Regularized GLISp for sensor-guided human-in-the-loop optimization
Matteo Cercola, Michele Lomuscio, Dario Piga, Simone Formentin
TL;DR
The paper tackles the inefficiency of purely black-box preference-based optimization by introducing a sensor-guided regularized extension of GLISp. It defines a physics-informed hypothesis function $f_{hp}(\mathbf{x}) = \sum_{r=1}^{p} w_r J_r(\mathbf{x})$ and adds a regularization term to align the surrogate with this prior, jointly learning $\boldsymbol{\beta}$ and $\mathbf{w}$ with adaptive cross-validation to tune hyperparameters. Empirical results on an analytical benchmark and a human-in-the-loop vehicle suspension task show faster convergence, lower final error, and reduced variance compared to baseline GLISp, illustrating the benefits of integrating measurable descriptors into preference learning. The approach improves robustness and interpretability, highlights the potential of grey-box optimization in human-in-the-loop calibration, and opens avenues for gradient-based or locally adaptive priors to further enhance performance.
Abstract
Human-in-the-loop calibration is often addressed via preference-based optimization, where algorithms learn from pairwise comparisons rather than explicit cost evaluations.

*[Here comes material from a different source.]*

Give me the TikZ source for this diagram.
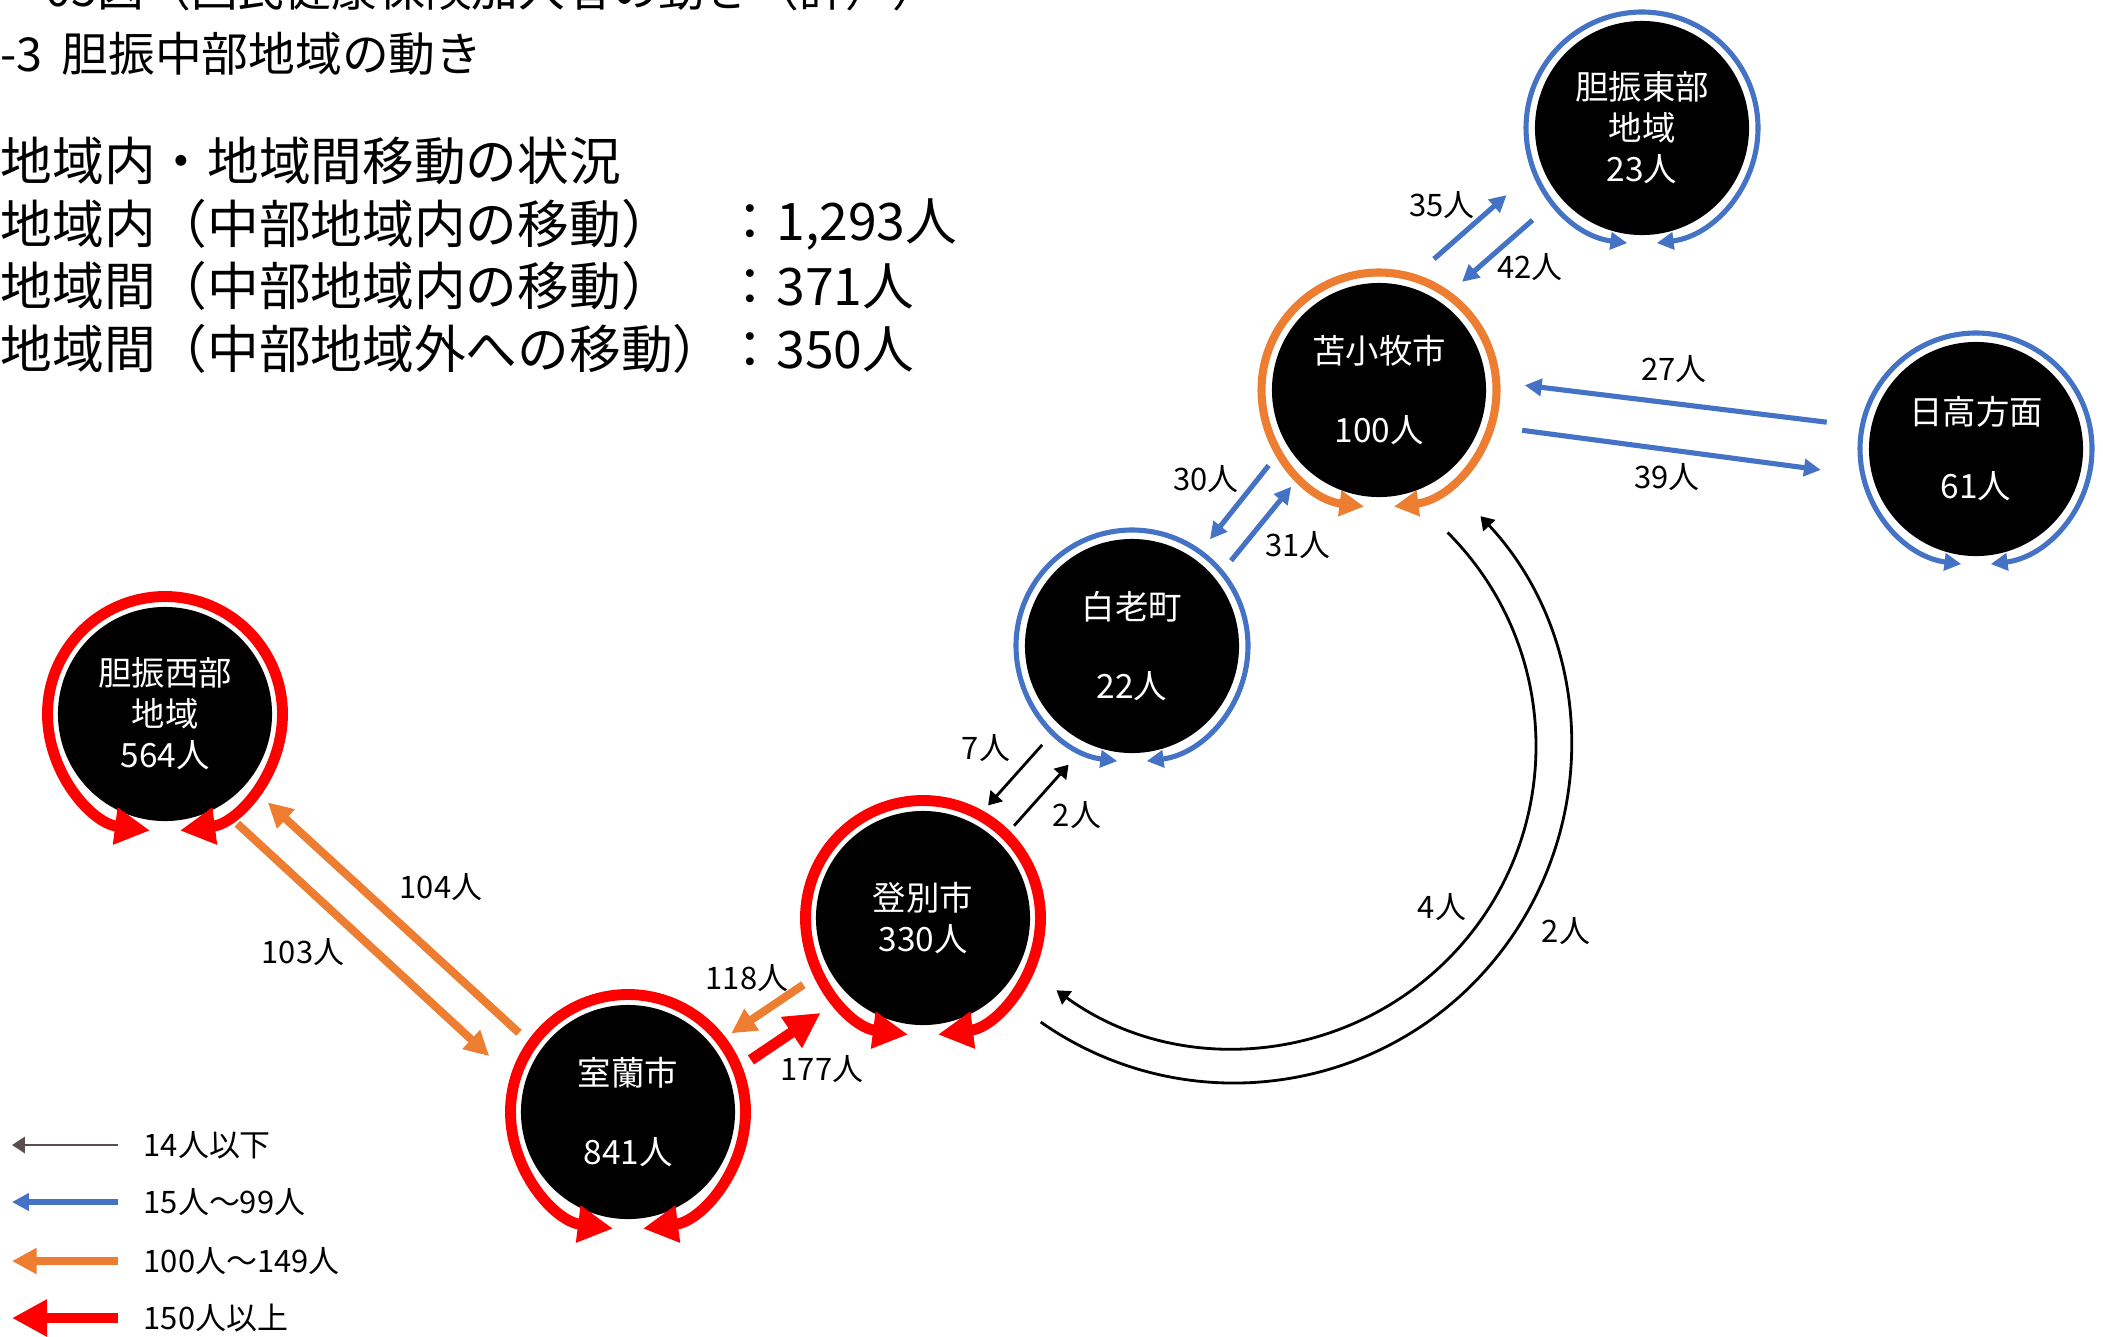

While effective, methods such as Preferential Bayesian Optimization or Global optimization based on active preference learning with radial basis functions (GLISp) treat the system as a black box and ignore informative sensor measurements. In this work, we introduce a sensor-guided regularized extension of GLISp that integrates measurable descriptors into the preference-learning loop through a physics-informed hypothesis function and a least-squares regularization term. This injects grey-box structure, combining subjective feedback with quantitative sensor information while preserving the flexibility of preference-based search. Numerical evaluations on an analytical benchmark and on a human-in-the-loop vehicle suspension tuning task show faster convergence and superior final solutions compared to baseline GLISp.